The speaker, who is traveling downward on a path lined with blackberry bushes, believes that there is something at the end–the sea. Earlier, when she sees a swarm of flies satiated with blackberry juice she states that the flies “believe in heaven.” (Is her statement that “they believe in heaven” an implication that she does not?)

Perhaps the flies believe they have found it.

For the speaker, however, no reward awaits. The sea–to which she had looked forward to throughout her journey–is a pale wasteland. Again there is the repetition of the word “nothing”: “…that looks out on nothing, nothing but a great space” and from within this void she hears the “Beating and beating of an intractable metal.”

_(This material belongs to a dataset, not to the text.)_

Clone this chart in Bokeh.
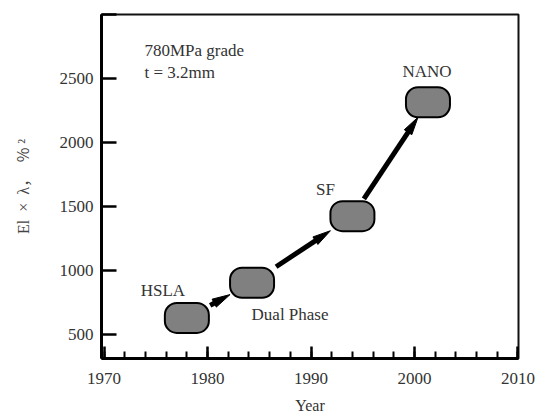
from bokeh.plotting import figure
from bokeh.models import (Range1d, SingleIntervalTicker, FixedTicker,
                          Label, ColumnDataSource)
from bokeh.embed import file_html
from bokeh.resources import INLINE

# ---- data ----
steels = ["HSLA", "Dual Phase", "SF", "NANO"]
years = [1978.0, 1984.3, 1994.0, 2001.3]
el_lambda = [630, 905, 1425, 2315]

x_ticks = [1970, 1980, 1990, 2000, 2010]
y_ticks = [500, 1000, 1500, 2000, 2500, 3000]
y_tick_labels = {3000: ""}

note_lines = ["780MPa grade", "t = 3.2mm"]

# ---- style ----
FONT = "Liberation Serif"
TXT = "#333333"
X0, X1 = 1969.75, 2010.05
Y0, Y1 = 313, 3000
FW, FH = 417, 344
PILL_W, PILL_H = 44, 30
label_dx = [-24, 38, -27, -1]
label_dy = [-27, 32, -27, -31]
HEAD_L, HEAD_HW = 18, 4.5

p = figure(frame_width=FW, frame_height=FH, output_backend="svg",
           toolbar_location=None, x_range=Range1d(X0, X1),
           y_range=Range1d(Y0, Y1), min_border_left=101, min_border_right=21,
           min_border_top=14, min_border_bottom=61)
p.xgrid.visible = False
p.ygrid.visible = False
p.outline_line_color = "#111111"
p.outline_line_width = 2
p.background_fill_color = "white"
p.border_fill_color = "white"

xa = p.xaxis[0]
xa.ticker = SingleIntervalTicker(interval=10, num_minor_ticks=5)
xa.axis_line_width = 3
xa.axis_line_color = "black"
xa.major_tick_in = 12
xa.major_tick_out = 0
xa.minor_tick_in = 7
xa.minor_tick_out = 0
xa.major_tick_line_width = 2.5
xa.minor_tick_line_width = 2
xa.major_label_standoff = 14
xa.major_label_text_font = FONT
xa.major_label_text_font_size = "17px"
xa.major_label_text_color = TXT
xa.axis_label = "Year"
xa.axis_label_text_font = FONT
xa.axis_label_text_font_style = "normal"
xa.axis_label_text_font_size = "16px"
xa.axis_label_text_color = TXT
xa.axis_label_standoff = 10

ya = p.yaxis[0]
ya.ticker = FixedTicker(ticks=y_ticks)
ya.major_label_overrides = y_tick_labels
ya.axis_line_width = 3
ya.axis_line_color = "black"
ya.major_tick_in = 15
ya.major_tick_out = 0
ya.minor_tick_in = 0
ya.minor_tick_out = 0
ya.major_tick_line_width = 2.5
ya.major_label_standoff = 8
ya.major_label_text_font = FONT
ya.major_label_text_font_size = "17px"
ya.major_label_text_color = TXT
ya.axis_label = "El\u2002×\u2002λ，\u2002％\u2009²"
ya.axis_label_text_font = "'Liberation Serif', 'Noto Sans CJK JP', serif"
ya.axis_label_text_font_style = "normal"
ya.axis_label_text_font_size = "16px"
ya.axis_label_text_color = "#444444"
ya.axis_label_standoff = 25

src = ColumnDataSource(dict(x=years, y=el_lambda, name=steels,
                            dx=label_dx, dy=label_dy))

# arrows between consecutive steels, clipped to pill boundaries in pixel space
kx = FW / (X1 - X0)
ky = FH / (Y1 - Y0)
hw, hh = PILL_W / 2, PILL_H / 2
sx0, sy0, sx1, sy1 = [], [], [], []
heads_x, heads_y = [], []
for i in range(len(years) - 1):
    ax, ay = years[i], el_lambda[i]
    bx, by = years[i + 1], el_lambda[i + 1]
    dxp, dyp = (bx - ax) * kx, (by - ay) * ky
    t = min(hw / abs(dxp), hh / abs(dyp))
    t0 = t + 0.02
    t1 = 1 - t
    tx, ty = ax + t1 * (bx - ax), ay + t1 * (by - ay)
    L = (dxp ** 2 + dyp ** 2) ** 0.5
    ux, uy = dxp / L, dyp / L
    nx, ny = -uy, ux
    bxp, byp = -HEAD_L * ux, -HEAD_L * uy
    heads_x.append([tx,
                    tx + (bxp + HEAD_HW * nx) / kx,
                    tx + (bxp - HEAD_HW * nx) / kx])
    heads_y.append([ty,
                    ty + (byp + HEAD_HW * ny) / ky,
                    ty + (byp - HEAD_HW * ny) / ky])
    sx0.append(ax + t0 * (bx - ax))
    sy0.append(ay + t0 * (by - ay))
    sx1.append(tx + (bxp + 2 * ux) / kx)
    sy1.append(ty + (byp + 2 * uy) / ky)

p.segment(x0=sx0, y0=sy0, x1=sx1, y1=sy1, line_width=5, line_color="black",
          line_cap="butt")
p.patches(xs=heads_x, ys=heads_y, fill_color="black", line_color="black",
          line_width=1)

p.rect(x="x", y="y", width=PILL_W, height=PILL_H, width_units="screen",
       height_units="screen", source=src, fill_color="#808080",
       line_color="black", line_width=2, border_radius=12)

p.text(x="x", y="y", text="name", x_offset="dx", y_offset="dy", source=src,
       text_font={"value": FONT}, text_font_size={"value": "17px"},
       text_color=TXT, text_align="center", text_baseline="middle")

note_y = [2719, 2547]
for line, yy in zip(note_lines, note_y):
    p.add_layout(Label(x=1973.9, y=yy, text=line, text_font=FONT,
                       text_font_size="17px", text_color=TXT,
                       text_align="left", text_baseline="middle"))

open("out.html", "w").write(file_html(p, INLINE))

That ‘beating and beating” reminds me of the sea in “Dover Beach” where:

you hear the grating roar
Of pebbles which the waves draw back, and fling,
At their return, up the high strand,
Begin, and cease, and then again begin,
With tremulous cadence slow, and bring
The eternal note of sadness in.

It’s that eternal note of sadness that Plath’s speaker also hears, an empty, pale silence. After her walk, after her hoping to be loved, after her wanting a heaven, she comes to this cliff. And this is what she hears.

Perhaps we’ll do “Dover Beach” next.